===== Stored rows =====
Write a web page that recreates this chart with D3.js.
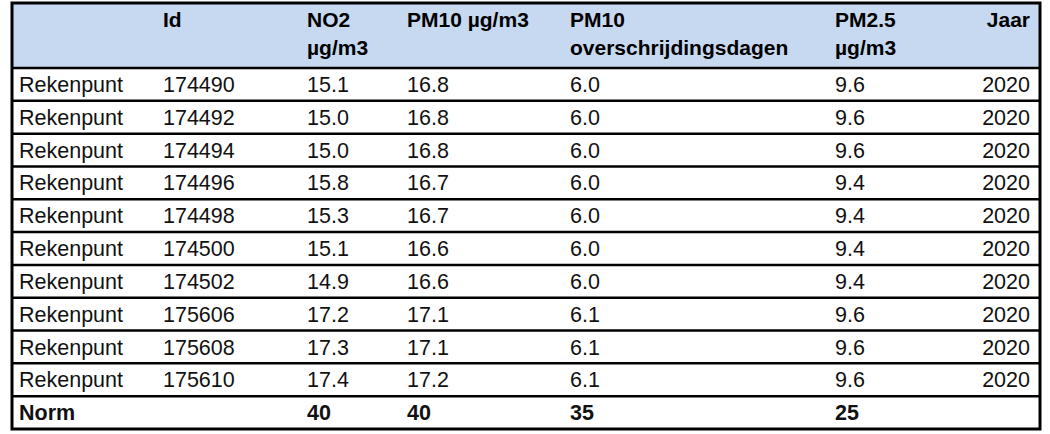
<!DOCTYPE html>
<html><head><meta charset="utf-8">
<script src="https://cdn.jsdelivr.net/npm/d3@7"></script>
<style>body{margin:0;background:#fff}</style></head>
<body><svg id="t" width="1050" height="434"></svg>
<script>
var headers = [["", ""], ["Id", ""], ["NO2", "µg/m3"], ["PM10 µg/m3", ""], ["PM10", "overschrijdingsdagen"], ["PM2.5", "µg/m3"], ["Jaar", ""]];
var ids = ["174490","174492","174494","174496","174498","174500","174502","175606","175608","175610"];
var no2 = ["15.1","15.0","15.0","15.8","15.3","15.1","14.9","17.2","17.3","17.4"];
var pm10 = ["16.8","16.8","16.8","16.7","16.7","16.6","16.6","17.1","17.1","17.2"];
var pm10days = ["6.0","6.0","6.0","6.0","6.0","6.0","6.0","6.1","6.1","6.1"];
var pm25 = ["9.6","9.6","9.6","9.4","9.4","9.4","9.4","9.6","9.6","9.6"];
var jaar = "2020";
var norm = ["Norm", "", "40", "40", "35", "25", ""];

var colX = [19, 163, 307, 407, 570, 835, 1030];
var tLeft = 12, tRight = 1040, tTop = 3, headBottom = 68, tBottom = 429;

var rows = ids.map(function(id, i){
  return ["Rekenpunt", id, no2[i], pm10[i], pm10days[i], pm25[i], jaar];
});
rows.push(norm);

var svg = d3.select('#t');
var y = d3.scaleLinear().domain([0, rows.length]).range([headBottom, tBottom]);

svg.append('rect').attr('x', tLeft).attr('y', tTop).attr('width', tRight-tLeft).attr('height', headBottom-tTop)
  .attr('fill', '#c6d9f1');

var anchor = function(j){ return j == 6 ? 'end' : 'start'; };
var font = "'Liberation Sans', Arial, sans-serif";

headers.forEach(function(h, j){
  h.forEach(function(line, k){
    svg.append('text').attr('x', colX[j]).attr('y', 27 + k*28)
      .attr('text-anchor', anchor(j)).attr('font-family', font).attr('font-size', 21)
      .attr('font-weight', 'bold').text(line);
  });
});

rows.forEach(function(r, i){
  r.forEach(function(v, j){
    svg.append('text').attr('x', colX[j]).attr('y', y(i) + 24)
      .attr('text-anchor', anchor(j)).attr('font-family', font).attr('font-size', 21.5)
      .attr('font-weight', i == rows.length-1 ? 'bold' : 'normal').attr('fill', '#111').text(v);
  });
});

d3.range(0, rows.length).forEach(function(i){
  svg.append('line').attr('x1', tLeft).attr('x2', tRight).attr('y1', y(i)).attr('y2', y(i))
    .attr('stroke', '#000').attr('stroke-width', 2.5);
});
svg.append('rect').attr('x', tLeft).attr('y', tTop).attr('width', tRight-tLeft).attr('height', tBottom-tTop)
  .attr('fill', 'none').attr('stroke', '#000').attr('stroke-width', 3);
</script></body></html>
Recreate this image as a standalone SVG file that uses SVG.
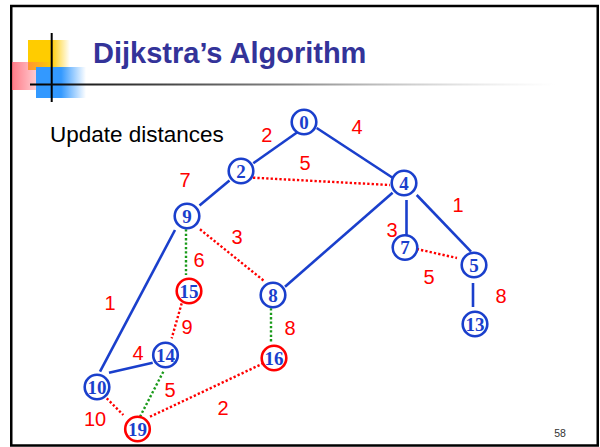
=====
Look over the listing above. Pick out and copy every line that includes "this".

Write a web page that recreates this chart with D3.js.
Recreate this image as a standalone SVG file that uses SVG.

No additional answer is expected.